__AIM__: Gather all lines from the material that contain "matplotlib".

__PROVIDED MATERIAL__:
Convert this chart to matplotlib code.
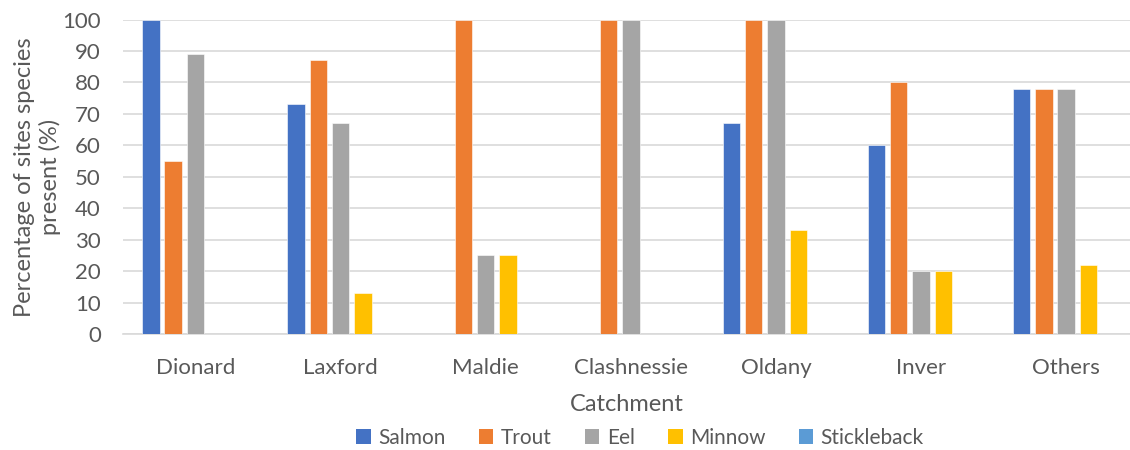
import numpy as np
import matplotlib
matplotlib.use("Agg")
import matplotlib.pyplot as plt
from matplotlib.patches import Patch

plt.rcParams["font.family"] = ["Lato", "DejaVu Sans"]

catchments = ["Dionard", "Laxford", "Maldie", "Clashnessie", "Oldany", "Inver", "Others"]
species = ["Salmon", "Trout", "Eel", "Minnow", "Stickleback"]
salmon = [100, 73, 0, 0, 67, 60, 78]
trout = [55, 87, 100, 100, 100, 80, 78]
eel = [89, 67, 25, 100, 100, 20, 78]
minnow = [0, 13, 25, 0, 33, 20, 22]
stickleback = [0, 0, 0, 0, 0, 0, 0]
series = [salmon, trout, eel, minnow, stickleback]
colors = ["#4472C4", "#ED7D31", "#A5A5A5", "#FFC000", "#5B9BD5"]

W, H = 1130, 450
fig = plt.figure(figsize=(W / 100, H / 100), dpi=100)
ax = fig.add_axes([123 / W, 1 - 334 / H, (1130 - 123) / W, (334 - 19.5) / H])

x = np.arange(len(catchments))
step = 0.154
width = 0.12
for i, (vals, col) in enumerate(zip(series, colors)):
    ax.bar(x + (i - 2) * step, vals, width, color=col, zorder=3,
           edgecolor="white", linewidth=0.4)

ax.set_xlim(-0.5, 6.44)
ax.set_ylim(0, 100)
ax.set_yticks(range(0, 101, 10))
ax.set_xticks(x)
ax.set_xticklabels(catchments)
ax.grid(axis="y", color="#D9D9D9", linewidth=1.2, zorder=0)
for s in ["top", "right", "left"]:
    ax.spines[s].set_visible(False)
ax.spines["bottom"].set_color("#D9D9D9")
ax.spines["bottom"].set_linewidth(1.2)
ax.tick_params(axis="both", length=0, labelsize=16, labelcolor="#595959")
ax.tick_params(axis="x", pad=17)
ax.tick_params(axis="y", pad=16)

ax.set_xlabel("Catchment", fontsize=17, color="#595959", labelpad=12)
ax.set_ylabel("Percentage of sites species\npresent (%)", fontsize=17,
              color="#595959", linespacing=1.25, va="center")
ax.yaxis.set_label_coords(-0.085, 0.5)

handles = [Patch(facecolor=c, label=s) for s, c in zip(species, colors)]
fig.legend(handles=handles, loc="center", bbox_to_anchor=(640 / W, 1 - 438 / H),
           ncol=5, frameon=False, fontsize=15, handlelength=0.7, handleheight=0.7,
           handletextpad=0.35, columnspacing=1.6, labelcolor="#595959")

fig.savefig("out.png", dpi=100)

__FINISHED EXERCISE__:
Convert this chart to matplotlib code.
import matplotlib
matplotlib.use("Agg")
import matplotlib.pyplot as plt
from matplotlib.patches import Patch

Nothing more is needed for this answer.